A 16" shell impact would be a sight to see granted you weren't in the target. I think with all things alot of the military is retroactive as much as they claim to be proactive. Things don't change until something happens and then they have to.. the Navy has been on the decline for a few years as is most of the other branches .. they took tanks away from the Marines because they believed the Marines should be more of a fast assault force, but I guess they forgot why the Marines had tanks in the first place
 
are you painting the lines or as plates to create the lines? go thru this link & look at all the Iowa class ships to see if you can actually see the plate lines. http://www.navsource.org/archives/01/05bbidx.htm
as you are working on a 1/350 scale model, you would in real life have to be real close to see those lines. do you see all the lines on a Boeing 747 or an Airbus 380 from a distance to see the whole aircraft at once, nope. same thing with any ship to be able to see the whole length at once means you loose sight of the hull lines.
 
are you painting the lines or as plates to create the lines? go thru this link & look at all the Iowa class ships to see if you can actually see the plate lines. http://www.navsource.org/archives/01/05bbidx.htm
as you are working on a 1/350 scale model, you would in real life have to be real close to see those lines. do you see all the lines on a Boeing 747 or an Airbus 380 from a distance to see the whole aircraft at once, nope. same thing with any ship to be able to see the whole length at once means you loose sight of the hull lines.
My over all goal is to give the hull back some of its detail, for later weathering, and canning. I get what your saying though and over all I don't plan on making these lines so pronounced they don't look real or become distracting. But just enough to give it something
 
cleanup the bottom of the hull as i can see the seam where the 2 hull halves were glued together. am i correct that all you have done to the hull was put tape on it? have you primed the hull or just paint onto the plastic?
 
Again I know this won't be true to life but hopefully it adds a little something to make the hull look and feel of heavy metal. I used a special tape know has kapton tape it's used for electrical circuit boards you some times see it in computers the tape is transparent and silicone and makes a good clean seal with no left behind residue. It works awesome for glass masking like aircraft canopies as you can see threw it and it won't mess up clear plastic or resin it's also very easy to cut with a nice clean fresh number 11 blade and just enough pressure that'll cut the tape but not mark the plastic under it.
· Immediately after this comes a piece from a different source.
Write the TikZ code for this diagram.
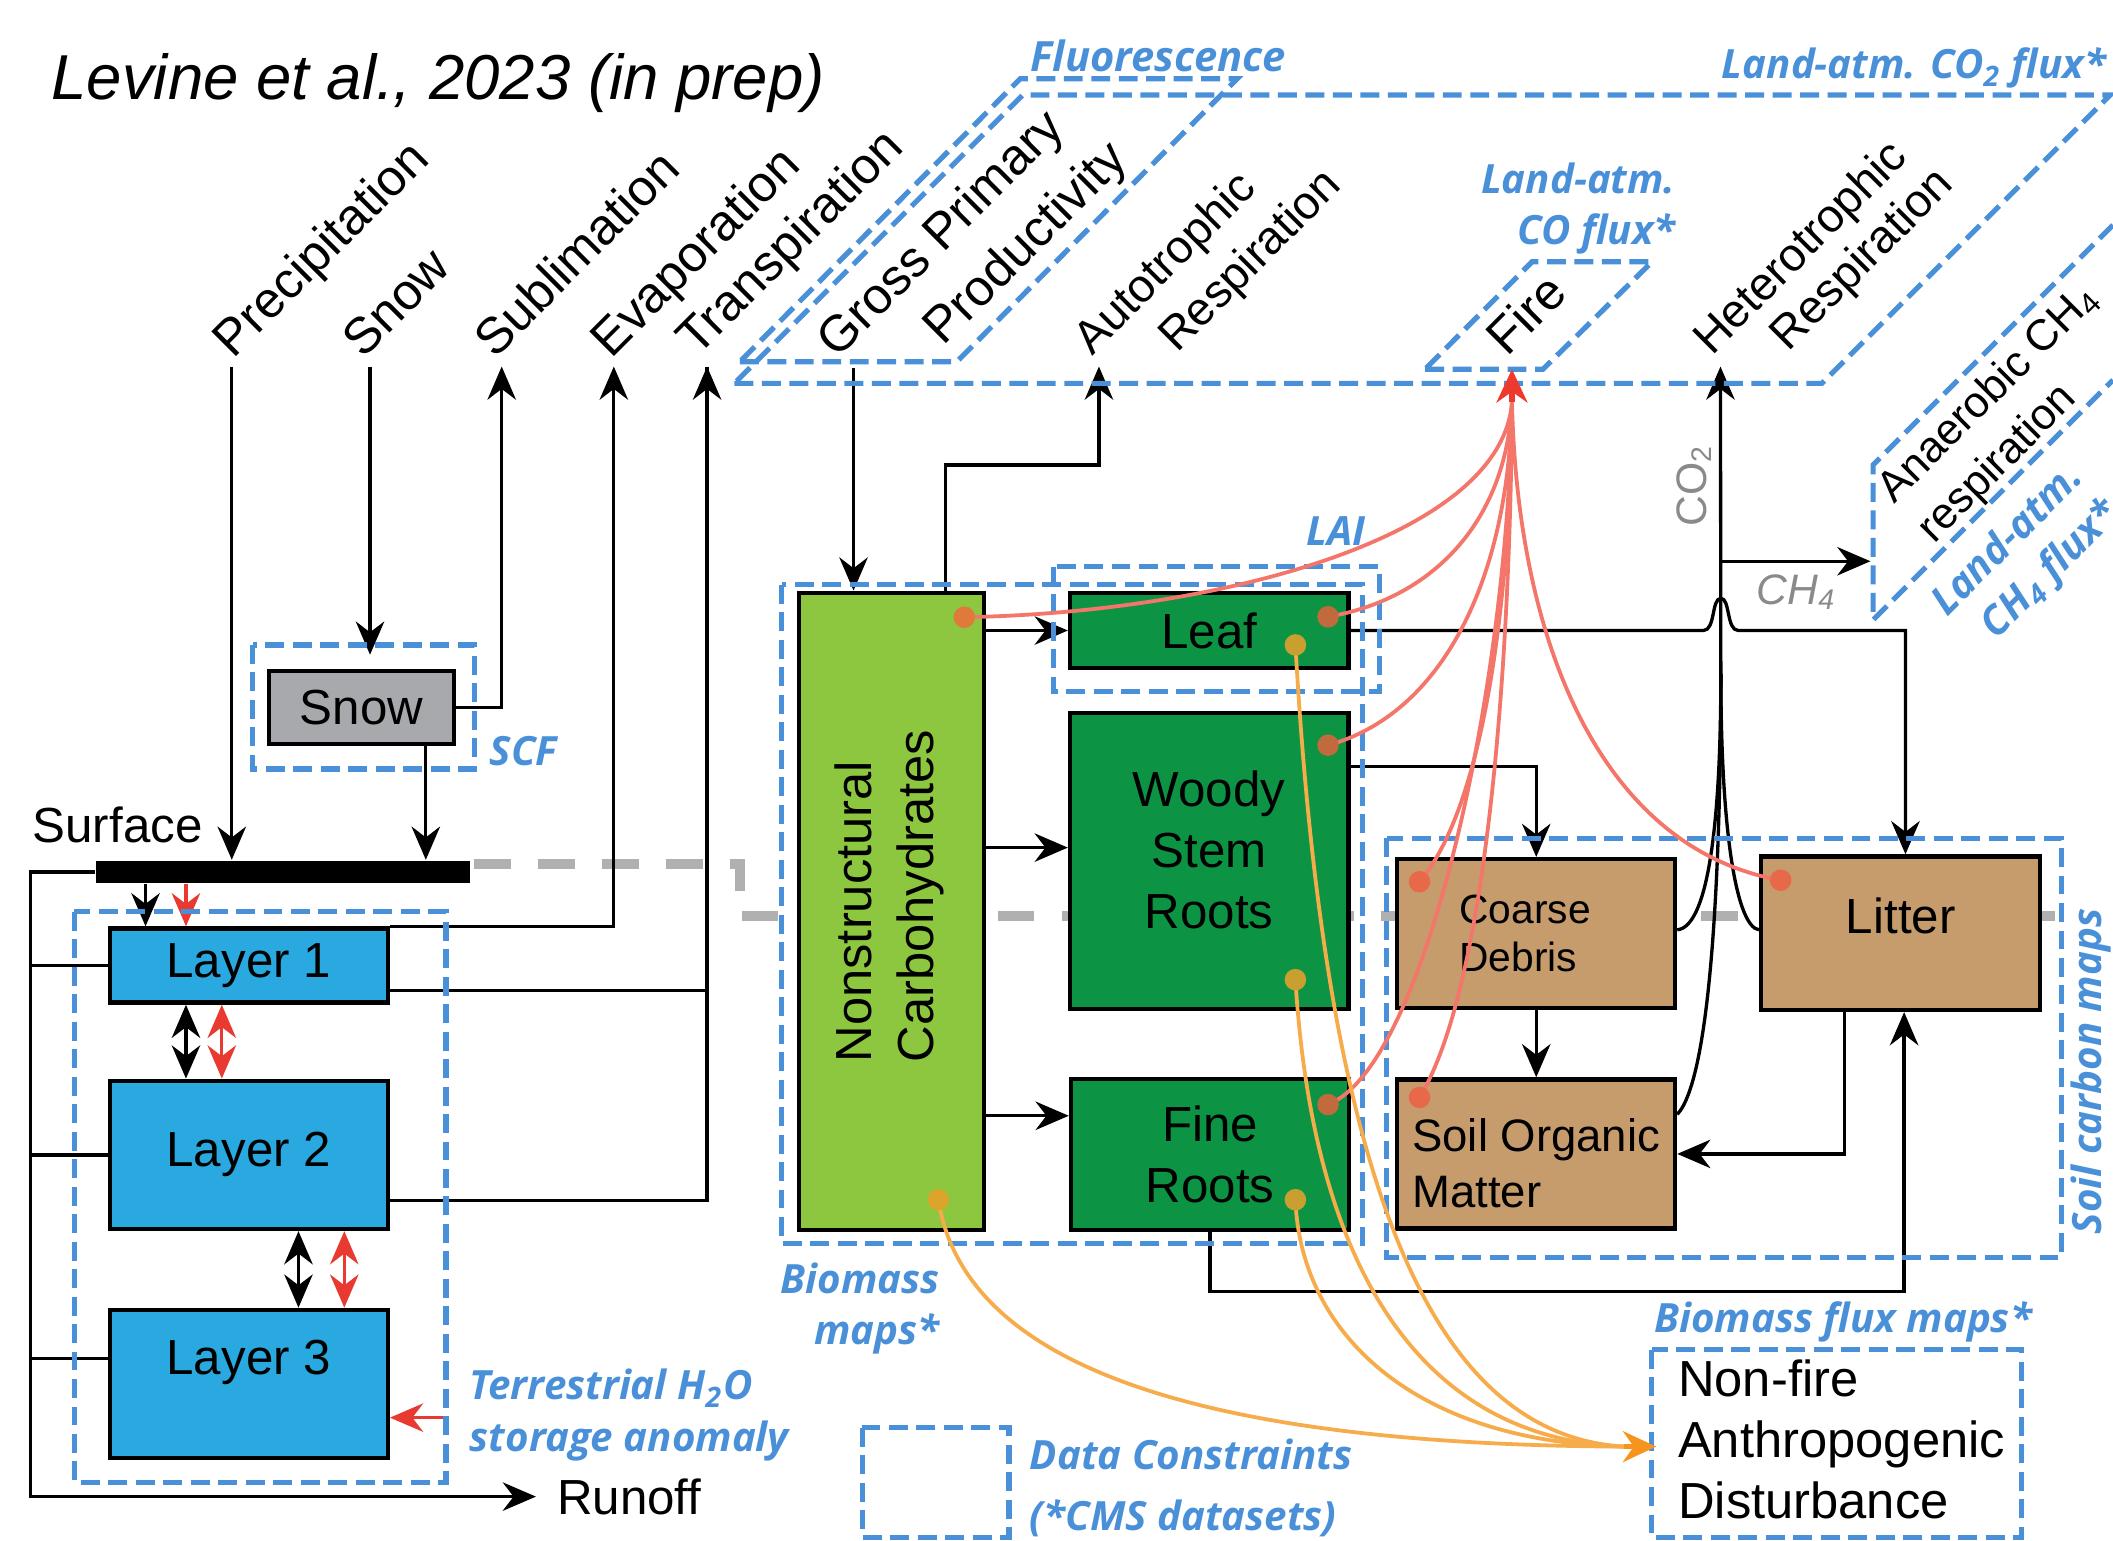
\documentclass[tikz,border=0pt]{standalone}
\usepackage{fontspec}
\setmainfont{Liberation Sans}
\newfontfamily\labfont{Open Sans}
\usetikzlibrary{arrows.meta}

\definecolor{water}{HTML}{29A9E0}
\definecolor{snowgrey}{HTML}{A7A9AC}
\definecolor{nscgreen}{HTML}{8DC63F}
\definecolor{leafgreen}{HTML}{0C9444}
\definecolor{soiltan}{HTML}{C69C6D}
\definecolor{obsblue}{HTML}{4A90D9}
\definecolor{firered}{HTML}{F4756A}
\definecolor{firetip}{HTML}{EE3A2E}
\definecolor{distorange}{HTML}{F7AC4B}
\definecolor{disttip}{HTML}{F7941D}
\definecolor{dotorange}{HTML}{E07A3A}
\definecolor{dotbrown}{HTML}{C06A3E}
\definecolor{dotred}{HTML}{E8694A}
\definecolor{dotgold}{HTML}{C9A030}
\definecolor{nscgold}{HTML}{DBA52B}
\definecolor{surfgrey}{HTML}{B0B0B0}
\definecolor{gastext}{HTML}{8A8A8A}
\definecolor{wred}{HTML}{E83A30}

\newcommand\poolfont{\fontsize{10.4}{12.9}\selectfont}
\newcommand\fluxfont{\fontsize{10.7}{12.9}\selectfont}
\newcommand\respfont{\fontsize{9.8}{12}\selectfont}
\newcommand\obsfont{\labfont\bfseries\itshape\fontsize{8.5}{10.8}\selectfont}

\begin{document}
\begin{tikzpicture}[x=0.01cm,y=-0.01cm,>={Stealth[length=7pt,width=6pt]},
    pool/.style={draw,line width=0.9pt,inner sep=0pt,font=\poolfont},
    layerbox/.style={pool,fill=water,minimum width=2.063cm},
    plantbox/.style={pool,fill=leafgreen,minimum width=2.065cm},
    soilbox/.style={pool,fill=soiltan,minimum width=2.06cm,minimum height=1.105cm,align=left},
    flux/.style={rotate=45,anchor=base west,inner sep=0pt,font=\fluxfont},
    obs/.style={draw=obsblue,line width=1.1pt,dash pattern=on 4pt off 1.8pt},
    obslabel/.style={text=obsblue,inner sep=0pt,font=\obsfont},
    link/.style={line width=0.7pt},
    firelink/.style={draw=firered,line width=0.8pt},
    distlink/.style={draw=distorange,line width=0.8pt},
    dot/.style={circle,inner sep=0pt,minimum size=0.16cm}]

    \useasboundingbox (0,0) rectangle (1568,1143);

    \draw[surfgrey,line width=2.1pt,dash pattern=on 7.7pt off 5.8pt] (352,641) -- (549,641) -- (549,680) -- (1525,680);

    \node[anchor=base west,inner sep=0pt,font=\fontsize{13.4}{16}\selectfont\itshape] (title) at (37.6,74) {Levine et al., 2023 (in prep)};

    \node[flux] (precip) at (173,267) {Precipitation};
    \node[flux] (snowfall) at (269,267) {Snow};
    \node[flux] (sublim) at (367,267) {Sublimation};
    \node[flux] (evap) at (453,267) {Evaporation};
    \node[flux] (transp) at (517,266) {Transpiration};
    \node[flux] (gpp) at (621,267) {Gross Primary};
    \node[flux] (gpp2) at (700,258) {Productivity};
    \node[flux,font=\respfont] (ar) at (810,265) {Autotrophic};
    \node[flux,font=\respfont] (ar2) at (873,263) {Respiration};
    \node[flux] (fire) at (1118,266) {Fire};
    \node[flux,font=\respfont] (hr) at (1270,265) {Heterotrophic};
    \node[flux,font=\respfont] (hr2) at (1327,262) {Respiration};
    \node[rotate=45,align=left,inner sep=0pt,font=\fontsize{9.2}{11.8}\selectfont] (anaer) at (1491,307) {Anaerobic CH\textsubscript{4}\\respiration};

    \node[pool,fill=snowgrey,minimum width=1.375cm,minimum height=0.54cm] (snow) at (268.3,525) {Snow};
    \node[fill=black,inner sep=0pt,minimum width=2.78cm,minimum height=0.165cm] (bar) at (210,647) {};
    \node[anchor=base west,inner sep=0pt,font=\poolfont] (surf) at (23.5,625.4) {Surface};
    \node[layerbox,minimum height=0.55cm] (layer1) at (184.6,716.5) {Layer 1};
    \node[layerbox,minimum height=1.1cm] (layer2) at (184.6,857) {Layer 2};
    \node[layerbox,minimum height=1.1cm,text depth=11.2pt] (layer3) at (184.6,1027) {Layer 3};
    \node[anchor=west,inner sep=0.15cm,font=\poolfont] (runoff) at (397.7,1110.6) {Runoff};

    \coordinate (pr) at (172,272);
    \coordinate (sf) at (274.6,272);
    \coordinate (sb) at (372.3,272);
    \coordinate (ev) at (455.5,272);
    \coordinate (tr) at (524.7,272);
    \coordinate (lb) at (22.7,647);
    \coordinate (l3t) at ([yshift=5.4pt]layer3.west);

    \draw[link,->] (pr) -- (pr |- bar.north);
    \draw[link,->,shorten >=3pt] (sf) -- (sf |- snow.north);
    \draw[link,->] (snow.east) -| (sb);
    \draw[link,->] (snow.south -| 316,0) -- (bar.north -| 316,0);
    \draw[link,->] (layer1.north east) -| (ev);
    \draw[link,->] ([yshift=3pt]layer1.south east) -| (tr);
    \draw[link] ([yshift=6.5pt]layer2.south east) -| (tr);
    \draw[link,->] (bar.west) -- (lb) |- (runoff.west);
    \draw[link] (lb |- layer1.west) -- (layer1.west);
    \draw[link] (lb |- layer2.west) -- (layer2.west);
    \draw[link] (lb |- l3t) -- (l3t);
    \draw[link,->] (bar.south -| 108,0) -- (layer1.north -| 108,0);
    \draw[link,wred,->] (bar.south -| 138,0) -- (layer1.north -| 138,0);
    \draw[link,<->] (layer1.south -| 138,0) -- (layer2.north -| 138,0);
    \draw[link,wred,<->] (layer1.south -| 164.6,0) -- (layer2.north -| 164.6,0);
    \draw[link,<->] (layer2.south -| 221.5,0) -- (layer3.north -| 221.5,0);
    \draw[link,wred,<->] (layer2.south -| 255.5,0) -- (layer3.north -| 255.5,0);
    \draw[link,wred,->] (328.5,1052) -- (layer3.east |- 0,1052);

    \node[pool,fill=nscgreen,minimum width=1.37cm,minimum height=4.725cm] (nsc) at (661.5,676.25) {};
    \node[rotate=90,align=left,inner sep=0pt,font=\fluxfont] (nsclabel) at (660,665) {Nonstructural\\Carbohydrates};
    \node[plantbox,minimum height=0.557cm] (leaf) at (897.3,467.9) {Leaf};
    \node[plantbox,minimum height=2.196cm,align=center,text depth=4.6pt] (woody) at (897.3,638.8) {Woody\\Stem\\Roots};
    \node[plantbox,minimum height=1.118cm,align=center] (fine) at (898,856.6) {Fine\\Roots};
    \node[soilbox,text width=1.14cm,inner xsep=0.46cm,font=\fontsize{8.6}{10}\selectfont] (coarse) at (1140,692.8) {Coarse\\Debris};
    \node[soilbox,font=\fontsize{9.6}{11.8}\selectfont] (som) at (1140,856.3) {\rule{0pt}{11pt}Soil Organic\\Matter};
    \node[pool,fill=soiltan,minimum width=2.07cm,minimum height=1.139cm,text depth=7.4pt] (litter) at (1410.5,692.5) {Litter};
    \node[anchor=north west,align=left,inner sep=0pt,font=\fluxfont] (dist) at (1244.6,1008) {Non-fire\\Anthropogenic\\Disturbance};

    \coordinate (gp) at (633.4,273);
    \coordinate (ra) at (815.5,272);
    \coordinate (hj) at (1277,500);
    \coordinate (rh) at (1276.7,272);
    \coordinate (ch4in) at (1388,416.5);

    \draw[link,->] (gp) -- (gp |- nsc.north);
    \draw[link,->] (nsc.north -| 701.6,0) |- (ra |- 0,345) -- (ra);
    \draw[link,->] (nsc.east |- leaf.west) -- (leaf.west);
    \draw[link,->] (nsc.east |- 0,629) -- (woody.west |- 0,629);
    \draw[link,->] (nsc.east |- 0,828) -- (fine.west |- 0,828);
    \draw[link,->] (leaf.east) -- (1264,467.9) .. controls (1273,467.9) and (1270,444) .. (1277,444) .. controls (1284,444) and (1281,467.9) .. (1290,467.9) -| (litter.north -| 1414,0);
    \draw[link,->] (woody.east |- 0,569) -| (coarse.north);
    \draw[link,->] (coarse.south) -- (som.north);
    \draw[link,->] (litter.south -| 1368.5,0) |- (som.east);
    \draw[link,->] (fine.south) |- (1413,958.5) -- (litter.south -| 1413,0);
    \draw[link] (coarse.east |- 0,690) .. controls (1266,688) and (1277,620) .. (hj);
    \draw[link] (litter.west |- 0,690) .. controls (1289,688) and (1277,620) .. (hj);
    \draw[link] (som.east |- 0,827) .. controls (1270,800) and (1277,640) .. (hj);
    \draw[link,->] (hj) -- (rh);
    \draw[link,->] (hj |- ch4in) -- (ch4in);
    \node[rotate=90,inner sep=0pt,text=gastext,font=\fontsize{9}{11}\selectfont] (co2) at (1257,360) {CO\textsubscript{2}};
    \node[anchor=base west,inner sep=0pt,text=gastext,font=\fontsize{9}{11}\selectfont\itshape] (ch4) at (1303,448.6) {CH\textsubscript{4}};

    \draw[obs] (549,268.5) -- (710,268.5) -- (918,58.5) -- (757,58.5) -- cycle;
    \draw[obs] (545,284.5) -- (1352,284.5) -- (1566,70.5) -- (759,70.5) -- cycle;
    \draw[obs] (1057.5,274) -- (1145,274) -- (1226,194.2) -- (1137,194.2) -- cycle;
    \draw[obs] (1568,167) -- (1390,345) -- (1390,460) -- (1568,282);
    \draw[obs] (187.4,478.6) rectangle (352,570.6);
    \draw[obs] (55,676.6) rectangle (331,1100);
    \draw[obs] (580,434) rectangle (1011,922.6);
    \draw[obs] (782,420.6) rectangle (1023.6,513.4);
    \draw[obs] (1029,622) rectangle (1529.8,933);
    \draw[obs] (1225.6,1001.5) rectangle (1500,1141);
    \draw[obs] (640,1059.6) rectangle (748.7,1141);

    \node[obslabel,anchor=base west,font=\obsfont\fontsize{8.8}{10.8}\selectfont] (fluor) at (764,53) {Fluorescence};
    \node[obslabel,anchor=base east] (co2flux) at (1563.6,58.5) {Land-atm. CO\textsubscript{2} flux*};
    \node[obslabel,anchor=east,align=right] (coflux) at (1244,155) {Land-atm.\\CO flux*};
    \node[obslabel,rotate=45,align=right] (ch4flux) at (1504,415) {Land-atm.\\CH\textsubscript{4} flux*};
    \node[obslabel,anchor=base west] (lai) at (969,404.6) {LAI};
    \node[obslabel,anchor=base west] (scf) at (362.7,567.8) {SCF};
    \node[obslabel,anchor=west,align=left] (tws) at (348,1050) {Terrestrial H\textsubscript{2}O\\storage anomaly};
    \node[obslabel,anchor=east,align=right] (biomass) at (698,971) {Biomass\\maps*};
    \node[obslabel,anchor=base west] (bflux) at (1227,989) {Biomass flux maps*};
    \node[obslabel,rotate=90] (soilc) at (1552,795) {Soil carbon maps};
    \node[obslabel,anchor=west,align=left] (legend) at (763.6,1104) {Data Constraints\\[2.1pt](*CMS datasets)};

    \coordinate (fi) at (1122,298);
    \coordinate (fo) at (1122,274);
    \coordinate (bf) at (1205,1073.5);
    \coordinate (bfin) at (1229,1073.5);
    \coordinate (nscf) at (715.6,458);
    \coordinate (leaff) at (985.5,457.7);
    \coordinate (woodyf) at (985.5,553);
    \coordinate (finef) at (985.5,819.7);
    \coordinate (coarsef) at (1053.4,654.3);
    \coordinate (somf) at (1053.4,814.4);
    \coordinate (litterf) at (1321.4,653.2);
    \coordinate (nscd) at (696.3,890.3);
    \coordinate (leafd) at (961.3,478.6);
    \coordinate (woodyd) at (961.3,727);
    \coordinate (fined) at (961.3,890.3);

    \draw[firelink] (nscf) .. controls (900,455) and (1115,400) .. (fi);
    \draw[firelink] (leaff) .. controls (1060,445) and (1118,390) .. (fi);
    \draw[firelink] (woodyf) .. controls (1070,530) and (1120,430) .. (fi);
    \draw[firelink] (finef) .. controls (1060,790) and (1120,500) .. (fi);
    \draw[firelink] (coarsef) .. controls (1100,600) and (1121,450) .. (fi);
    \draw[firelink] (somf) .. controls (1105,730) and (1121,480) .. (fi);
    \draw[firelink] (litterf) .. controls (1190,630) and (1126,480) .. (fi);
    \draw[firetip,line width=1.2pt,-{Stealth[length=7pt,width=6.5pt]}] (fi) -- (fo);

    \draw[distlink] (nscd) .. controls (715,1010) and (880,1072) .. (bf);
    \draw[distlink] (leafd) .. controls (985,900) and (1070,1065) .. (bf);
    \draw[distlink] (woodyd) .. controls (975,950) and (1060,1068) .. (bf);
    \draw[distlink] (fined) .. controls (965,990) and (1050,1070) .. (bf);
    \draw[disttip,line width=1.2pt,-{Stealth[length=7pt,width=6.5pt]}] (bf) -- (bfin);

    \node[dot,fill=dotorange] (d1) at (nscf) {};
    \node[dot,fill=dotbrown] (d2) at (leaff) {};
    \node[dot,fill=dotbrown] (d3) at (woodyf) {};
    \node[dot,fill=dotbrown] (d4) at (finef) {};
    \node[dot,fill=dotred] (d5) at (coarsef) {};
    \node[dot,fill=dotred] (d6) at (somf) {};
    \node[dot,fill=dotred] (d7) at (litterf) {};
    \node[dot,fill=nscgold] (d8) at (nscd) {};
    \node[dot,fill=dotgold] (d9) at (leafd) {};
    \node[dot,fill=dotgold] (d10) at (woodyd) {};
    \node[dot,fill=dotgold] (d11) at (fined) {};
\end{tikzpicture}
\end{document}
I applied three layers of Mr surfacer 500 with Mr leveling thinner an worked in a staggered pattern only outlining to the right of each piece of tape and bottom edge of each box this will help keep the boxes from getting double lined but again won't be perfect just enough to accent the hull hopefully if not I'll just sand and reprime the hull 16890380474142609043863292729166.jpg16890380675115114407520417676693.jpg
 
Update- so my little experiment didn't really come out how I had hoped unfortunately the lines were created but the over spray also outlined the edges of the tape I didn't want to highlight in the future doing this lineing one direction of line at a time would probably work better, however I have a plan B.

I did a little light sanding to take away the abruptness of each line and plan to put a coat of surfacer over The work I just did and hopefully it should cover the lines but give the hull a canned effect you see on newer generation ships. Idk if the term canning is universal in the modeling world but hopefully when all said and done it'll make more sense if not I will have learned what not to do.

I wanted to try and get this done tonight but the humidity is high and I'm working out of a non climate controlled garage so my compressor is picking up a lot of moisture and the trap is not collecting it all so it's coming up my air line to the air brush and making a mess. Tomorrow I'll post an update hopefully
 
i know about the kapton tape as have used it in the computer world back in the 80's til 2002. i would have done the plate painting method differently. i would have painted the hull to the color you wanted then put long strips of the tape starting at the top of the hull amidships parallel to the waterline. you will cover the hull with tape down to the bend of the hull bottom. don't worry about the bottom. the tape strips will butt side to side not overlap. once covered with tape then remove every other row. spray paint then remove rest of the tape. your tape width about matches that of plating drawing above which is more realistic then what you are trying to do. forget the vertical tapes as not needed.
 
The Navy is like the Air Force, I am an old A-10 Crew Chief (Plain Captain) in Navy terms, and to think the new F-35 can replace a plane specifically built to attack ground armor is silly. Going faster with electronics doesn't make a plane better, only faster.

The A-10 proved all the critics wrong when they said it would be shot out of sky by defenders of the enemy tanks they were going after.